SUPPLIED DATA -
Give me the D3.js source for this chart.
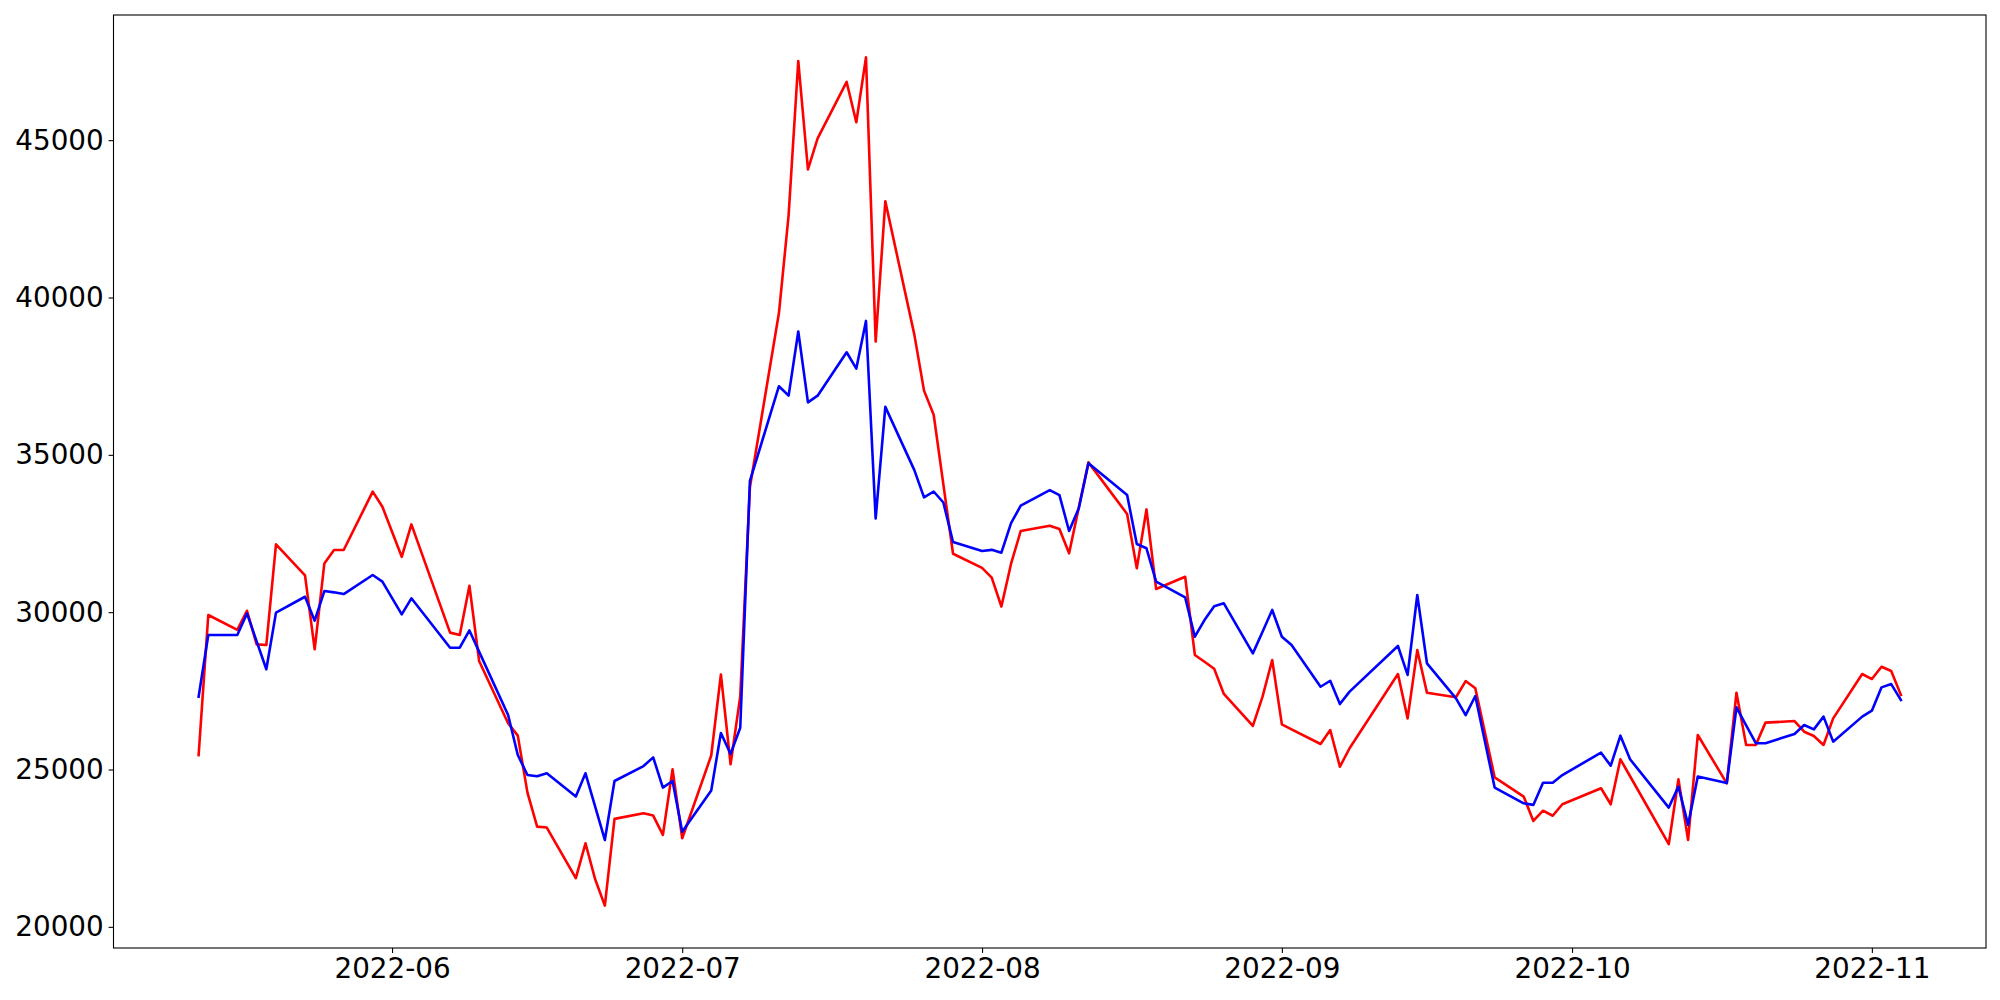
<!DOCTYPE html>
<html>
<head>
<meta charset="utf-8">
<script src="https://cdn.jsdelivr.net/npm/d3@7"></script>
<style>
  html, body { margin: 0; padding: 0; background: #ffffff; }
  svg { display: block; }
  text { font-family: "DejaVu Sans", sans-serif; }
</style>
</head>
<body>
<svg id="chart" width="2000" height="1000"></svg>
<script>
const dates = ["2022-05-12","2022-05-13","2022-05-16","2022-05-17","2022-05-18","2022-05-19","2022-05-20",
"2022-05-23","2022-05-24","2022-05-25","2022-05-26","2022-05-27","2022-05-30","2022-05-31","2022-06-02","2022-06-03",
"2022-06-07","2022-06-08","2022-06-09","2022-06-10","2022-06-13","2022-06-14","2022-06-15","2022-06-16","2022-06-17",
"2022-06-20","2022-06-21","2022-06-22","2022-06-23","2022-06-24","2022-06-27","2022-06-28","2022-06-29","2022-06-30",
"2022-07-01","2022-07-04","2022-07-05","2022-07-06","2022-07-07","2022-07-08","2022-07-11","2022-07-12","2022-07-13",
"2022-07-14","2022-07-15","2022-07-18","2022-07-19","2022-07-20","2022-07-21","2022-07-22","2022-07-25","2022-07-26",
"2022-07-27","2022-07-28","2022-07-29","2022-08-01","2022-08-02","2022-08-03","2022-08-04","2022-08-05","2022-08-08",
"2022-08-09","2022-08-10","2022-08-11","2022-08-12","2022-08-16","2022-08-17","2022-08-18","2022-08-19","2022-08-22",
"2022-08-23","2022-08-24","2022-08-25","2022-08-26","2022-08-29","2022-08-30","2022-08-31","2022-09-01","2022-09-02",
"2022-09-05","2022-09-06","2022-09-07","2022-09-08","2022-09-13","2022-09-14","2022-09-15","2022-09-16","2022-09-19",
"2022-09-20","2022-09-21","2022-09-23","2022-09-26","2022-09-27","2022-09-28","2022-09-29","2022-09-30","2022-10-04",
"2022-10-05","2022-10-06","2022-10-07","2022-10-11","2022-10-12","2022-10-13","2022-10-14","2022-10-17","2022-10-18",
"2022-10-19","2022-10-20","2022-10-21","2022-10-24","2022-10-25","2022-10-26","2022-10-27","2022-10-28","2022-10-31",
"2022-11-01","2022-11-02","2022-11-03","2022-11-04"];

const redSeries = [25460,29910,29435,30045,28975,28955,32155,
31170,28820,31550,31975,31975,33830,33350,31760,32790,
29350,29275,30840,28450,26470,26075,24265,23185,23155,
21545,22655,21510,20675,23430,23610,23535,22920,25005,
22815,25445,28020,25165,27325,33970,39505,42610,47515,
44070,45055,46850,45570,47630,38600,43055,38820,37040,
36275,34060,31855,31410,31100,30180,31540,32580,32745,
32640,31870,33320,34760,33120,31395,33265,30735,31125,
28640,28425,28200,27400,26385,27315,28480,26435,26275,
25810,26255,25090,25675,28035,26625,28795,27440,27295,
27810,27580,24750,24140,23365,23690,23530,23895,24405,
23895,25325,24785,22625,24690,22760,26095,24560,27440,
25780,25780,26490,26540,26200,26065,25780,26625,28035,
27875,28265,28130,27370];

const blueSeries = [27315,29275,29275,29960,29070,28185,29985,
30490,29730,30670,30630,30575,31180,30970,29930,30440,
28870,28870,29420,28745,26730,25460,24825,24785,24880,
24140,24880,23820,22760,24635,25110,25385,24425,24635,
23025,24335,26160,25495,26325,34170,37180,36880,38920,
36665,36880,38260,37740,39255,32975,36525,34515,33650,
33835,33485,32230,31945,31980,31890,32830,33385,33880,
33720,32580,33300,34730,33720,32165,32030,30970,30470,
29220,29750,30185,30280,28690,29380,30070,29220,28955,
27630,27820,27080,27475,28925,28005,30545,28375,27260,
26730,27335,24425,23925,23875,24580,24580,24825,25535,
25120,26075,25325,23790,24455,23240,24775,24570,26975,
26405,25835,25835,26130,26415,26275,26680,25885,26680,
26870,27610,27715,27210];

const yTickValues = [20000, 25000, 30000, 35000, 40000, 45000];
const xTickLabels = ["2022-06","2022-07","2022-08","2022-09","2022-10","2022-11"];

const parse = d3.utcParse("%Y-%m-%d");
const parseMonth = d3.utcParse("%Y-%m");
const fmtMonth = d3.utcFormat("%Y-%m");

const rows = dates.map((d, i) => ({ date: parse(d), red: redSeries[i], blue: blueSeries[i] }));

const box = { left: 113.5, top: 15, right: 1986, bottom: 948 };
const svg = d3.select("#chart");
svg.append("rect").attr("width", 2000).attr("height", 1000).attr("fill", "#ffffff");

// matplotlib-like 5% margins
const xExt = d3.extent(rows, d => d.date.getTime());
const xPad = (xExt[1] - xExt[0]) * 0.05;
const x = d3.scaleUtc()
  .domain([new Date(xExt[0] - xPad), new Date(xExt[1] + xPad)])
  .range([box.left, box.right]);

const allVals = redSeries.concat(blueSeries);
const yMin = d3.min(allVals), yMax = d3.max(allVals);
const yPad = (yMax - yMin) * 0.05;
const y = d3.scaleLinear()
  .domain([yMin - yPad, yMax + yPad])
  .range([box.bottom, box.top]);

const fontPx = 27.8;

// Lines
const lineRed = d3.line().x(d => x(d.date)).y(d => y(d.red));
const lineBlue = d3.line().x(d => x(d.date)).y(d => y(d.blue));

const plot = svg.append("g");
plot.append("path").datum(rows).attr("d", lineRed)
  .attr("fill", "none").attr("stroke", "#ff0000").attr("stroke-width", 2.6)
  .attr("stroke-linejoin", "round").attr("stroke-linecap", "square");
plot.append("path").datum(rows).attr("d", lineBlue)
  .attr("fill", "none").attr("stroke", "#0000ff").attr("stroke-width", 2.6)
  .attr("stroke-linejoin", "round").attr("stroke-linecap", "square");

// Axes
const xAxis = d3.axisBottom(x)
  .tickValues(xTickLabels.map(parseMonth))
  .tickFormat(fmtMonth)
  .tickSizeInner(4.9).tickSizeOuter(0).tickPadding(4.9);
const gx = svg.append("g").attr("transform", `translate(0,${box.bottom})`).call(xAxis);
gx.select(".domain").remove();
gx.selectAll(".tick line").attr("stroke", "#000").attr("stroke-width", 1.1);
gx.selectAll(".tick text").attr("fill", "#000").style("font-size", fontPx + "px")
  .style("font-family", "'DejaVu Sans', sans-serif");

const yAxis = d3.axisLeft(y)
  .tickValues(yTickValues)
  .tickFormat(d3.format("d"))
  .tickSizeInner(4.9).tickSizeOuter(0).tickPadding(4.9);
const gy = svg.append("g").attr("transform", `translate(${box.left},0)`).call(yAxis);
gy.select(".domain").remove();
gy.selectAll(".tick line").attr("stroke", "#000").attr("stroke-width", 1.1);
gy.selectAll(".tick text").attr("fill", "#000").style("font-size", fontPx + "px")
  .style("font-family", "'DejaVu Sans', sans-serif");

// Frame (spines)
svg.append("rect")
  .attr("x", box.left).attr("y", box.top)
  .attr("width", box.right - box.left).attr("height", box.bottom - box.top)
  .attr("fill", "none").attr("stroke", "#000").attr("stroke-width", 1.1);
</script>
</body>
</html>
---
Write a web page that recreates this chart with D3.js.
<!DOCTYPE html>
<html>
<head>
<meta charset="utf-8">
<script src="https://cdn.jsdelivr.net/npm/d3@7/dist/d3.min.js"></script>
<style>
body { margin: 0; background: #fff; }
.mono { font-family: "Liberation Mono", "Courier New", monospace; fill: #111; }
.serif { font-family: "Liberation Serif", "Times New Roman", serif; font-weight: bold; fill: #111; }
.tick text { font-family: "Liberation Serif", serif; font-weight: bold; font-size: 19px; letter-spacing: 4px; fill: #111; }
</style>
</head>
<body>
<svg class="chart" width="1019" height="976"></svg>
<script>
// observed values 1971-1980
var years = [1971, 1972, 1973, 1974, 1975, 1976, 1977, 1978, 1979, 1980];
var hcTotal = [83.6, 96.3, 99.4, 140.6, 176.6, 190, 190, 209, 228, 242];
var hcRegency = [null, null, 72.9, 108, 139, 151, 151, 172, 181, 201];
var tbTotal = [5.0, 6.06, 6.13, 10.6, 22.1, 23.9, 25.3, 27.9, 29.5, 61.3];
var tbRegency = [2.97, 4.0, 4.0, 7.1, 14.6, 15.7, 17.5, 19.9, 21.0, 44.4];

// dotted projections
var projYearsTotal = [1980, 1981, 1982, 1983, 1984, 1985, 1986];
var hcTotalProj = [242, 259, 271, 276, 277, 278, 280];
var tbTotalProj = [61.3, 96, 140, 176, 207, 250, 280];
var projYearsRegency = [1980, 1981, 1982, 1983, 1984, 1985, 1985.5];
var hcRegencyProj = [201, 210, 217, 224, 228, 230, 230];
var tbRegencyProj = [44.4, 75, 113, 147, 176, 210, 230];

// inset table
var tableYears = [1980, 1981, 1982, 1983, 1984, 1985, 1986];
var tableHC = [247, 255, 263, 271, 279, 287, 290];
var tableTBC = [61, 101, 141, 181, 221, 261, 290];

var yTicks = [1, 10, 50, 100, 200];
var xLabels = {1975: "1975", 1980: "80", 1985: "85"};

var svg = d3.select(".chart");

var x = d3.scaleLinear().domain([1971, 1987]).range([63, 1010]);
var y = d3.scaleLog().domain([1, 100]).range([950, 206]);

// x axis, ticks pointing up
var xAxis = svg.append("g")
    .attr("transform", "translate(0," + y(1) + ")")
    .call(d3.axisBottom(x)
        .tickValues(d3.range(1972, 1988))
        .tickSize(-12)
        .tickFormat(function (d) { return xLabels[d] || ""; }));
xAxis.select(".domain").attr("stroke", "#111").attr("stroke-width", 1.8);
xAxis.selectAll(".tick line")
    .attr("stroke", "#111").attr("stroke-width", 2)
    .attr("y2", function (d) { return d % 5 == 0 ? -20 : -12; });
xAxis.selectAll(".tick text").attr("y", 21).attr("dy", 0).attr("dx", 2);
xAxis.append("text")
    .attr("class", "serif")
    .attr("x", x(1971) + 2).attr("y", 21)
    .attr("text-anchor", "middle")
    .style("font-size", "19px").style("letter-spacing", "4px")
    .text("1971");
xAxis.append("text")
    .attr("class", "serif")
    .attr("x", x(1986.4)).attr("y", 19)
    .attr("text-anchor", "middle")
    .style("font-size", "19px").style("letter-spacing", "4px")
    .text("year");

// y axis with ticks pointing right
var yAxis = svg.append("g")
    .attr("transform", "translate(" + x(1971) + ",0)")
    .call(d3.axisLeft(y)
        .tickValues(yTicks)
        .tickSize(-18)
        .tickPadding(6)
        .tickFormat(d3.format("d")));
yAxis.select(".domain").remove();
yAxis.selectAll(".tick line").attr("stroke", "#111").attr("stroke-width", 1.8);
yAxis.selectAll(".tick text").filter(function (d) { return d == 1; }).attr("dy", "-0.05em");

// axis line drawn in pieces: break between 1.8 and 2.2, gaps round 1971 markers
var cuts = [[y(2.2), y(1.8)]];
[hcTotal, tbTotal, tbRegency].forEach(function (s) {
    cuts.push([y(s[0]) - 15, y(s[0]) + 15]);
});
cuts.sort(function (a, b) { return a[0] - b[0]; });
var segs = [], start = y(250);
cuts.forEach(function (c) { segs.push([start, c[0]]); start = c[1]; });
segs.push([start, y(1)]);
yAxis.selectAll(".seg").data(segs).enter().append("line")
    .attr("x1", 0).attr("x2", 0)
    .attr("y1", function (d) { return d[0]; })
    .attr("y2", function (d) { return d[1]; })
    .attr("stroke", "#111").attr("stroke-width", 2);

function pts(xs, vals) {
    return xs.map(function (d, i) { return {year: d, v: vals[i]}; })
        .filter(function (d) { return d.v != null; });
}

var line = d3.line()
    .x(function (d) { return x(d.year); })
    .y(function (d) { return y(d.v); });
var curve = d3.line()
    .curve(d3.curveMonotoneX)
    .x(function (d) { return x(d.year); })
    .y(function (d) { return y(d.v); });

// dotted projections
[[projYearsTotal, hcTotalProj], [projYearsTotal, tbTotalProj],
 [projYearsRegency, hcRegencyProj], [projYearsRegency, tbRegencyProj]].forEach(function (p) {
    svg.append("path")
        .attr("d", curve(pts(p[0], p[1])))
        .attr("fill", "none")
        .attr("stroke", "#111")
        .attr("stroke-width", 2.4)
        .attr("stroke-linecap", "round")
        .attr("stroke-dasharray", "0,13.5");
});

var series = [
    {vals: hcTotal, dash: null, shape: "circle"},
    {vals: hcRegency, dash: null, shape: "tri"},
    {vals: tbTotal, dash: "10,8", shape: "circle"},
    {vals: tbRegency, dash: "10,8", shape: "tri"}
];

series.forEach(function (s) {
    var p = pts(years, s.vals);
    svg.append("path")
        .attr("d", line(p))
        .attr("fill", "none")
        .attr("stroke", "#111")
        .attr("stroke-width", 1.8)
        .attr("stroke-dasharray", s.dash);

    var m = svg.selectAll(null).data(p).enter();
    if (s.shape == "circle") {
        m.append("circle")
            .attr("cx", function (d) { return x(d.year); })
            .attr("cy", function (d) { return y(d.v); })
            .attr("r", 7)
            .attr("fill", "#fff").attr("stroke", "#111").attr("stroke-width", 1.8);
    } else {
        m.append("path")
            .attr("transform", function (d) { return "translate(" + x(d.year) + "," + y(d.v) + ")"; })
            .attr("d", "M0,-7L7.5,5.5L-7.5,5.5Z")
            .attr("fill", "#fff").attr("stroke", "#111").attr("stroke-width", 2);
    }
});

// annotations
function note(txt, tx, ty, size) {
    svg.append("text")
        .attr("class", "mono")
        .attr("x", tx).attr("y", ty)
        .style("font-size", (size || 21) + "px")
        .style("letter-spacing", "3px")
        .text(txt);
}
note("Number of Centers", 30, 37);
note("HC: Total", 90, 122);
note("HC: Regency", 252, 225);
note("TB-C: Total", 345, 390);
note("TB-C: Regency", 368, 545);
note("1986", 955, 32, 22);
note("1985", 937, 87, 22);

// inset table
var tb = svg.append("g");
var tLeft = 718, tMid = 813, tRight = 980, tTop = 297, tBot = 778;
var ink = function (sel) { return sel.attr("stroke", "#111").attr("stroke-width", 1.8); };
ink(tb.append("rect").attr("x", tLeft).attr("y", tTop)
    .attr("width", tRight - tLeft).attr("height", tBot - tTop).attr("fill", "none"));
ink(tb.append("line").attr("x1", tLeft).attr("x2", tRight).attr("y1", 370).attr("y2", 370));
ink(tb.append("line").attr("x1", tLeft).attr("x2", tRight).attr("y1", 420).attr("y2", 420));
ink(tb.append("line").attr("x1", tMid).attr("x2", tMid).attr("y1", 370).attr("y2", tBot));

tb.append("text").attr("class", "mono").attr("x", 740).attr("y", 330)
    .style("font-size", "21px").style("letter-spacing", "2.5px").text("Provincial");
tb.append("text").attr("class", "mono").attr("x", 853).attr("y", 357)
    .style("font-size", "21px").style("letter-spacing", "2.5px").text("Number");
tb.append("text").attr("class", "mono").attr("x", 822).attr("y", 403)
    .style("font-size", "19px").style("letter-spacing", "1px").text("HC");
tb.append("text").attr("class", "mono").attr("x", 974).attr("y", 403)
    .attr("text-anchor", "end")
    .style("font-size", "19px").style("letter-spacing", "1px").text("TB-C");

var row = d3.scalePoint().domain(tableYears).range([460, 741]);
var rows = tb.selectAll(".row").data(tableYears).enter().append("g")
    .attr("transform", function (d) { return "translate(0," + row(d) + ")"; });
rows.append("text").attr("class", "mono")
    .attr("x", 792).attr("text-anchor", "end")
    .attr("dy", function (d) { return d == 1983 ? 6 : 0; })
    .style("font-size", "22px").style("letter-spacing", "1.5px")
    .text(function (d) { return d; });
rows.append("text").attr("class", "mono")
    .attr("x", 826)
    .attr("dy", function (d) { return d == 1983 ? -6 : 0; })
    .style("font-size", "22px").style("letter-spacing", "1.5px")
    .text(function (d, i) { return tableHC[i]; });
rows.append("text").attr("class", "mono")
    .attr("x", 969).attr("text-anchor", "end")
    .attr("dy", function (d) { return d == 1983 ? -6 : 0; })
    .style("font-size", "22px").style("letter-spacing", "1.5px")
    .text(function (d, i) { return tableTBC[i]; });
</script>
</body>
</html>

WHAT IS EXPECTED -
Which lines include "with"? Copy each of them out.

OUTPUT OF THE EXERCISE -
Write a web page that recreates this chart with D3.js.
// y axis with ticks pointing right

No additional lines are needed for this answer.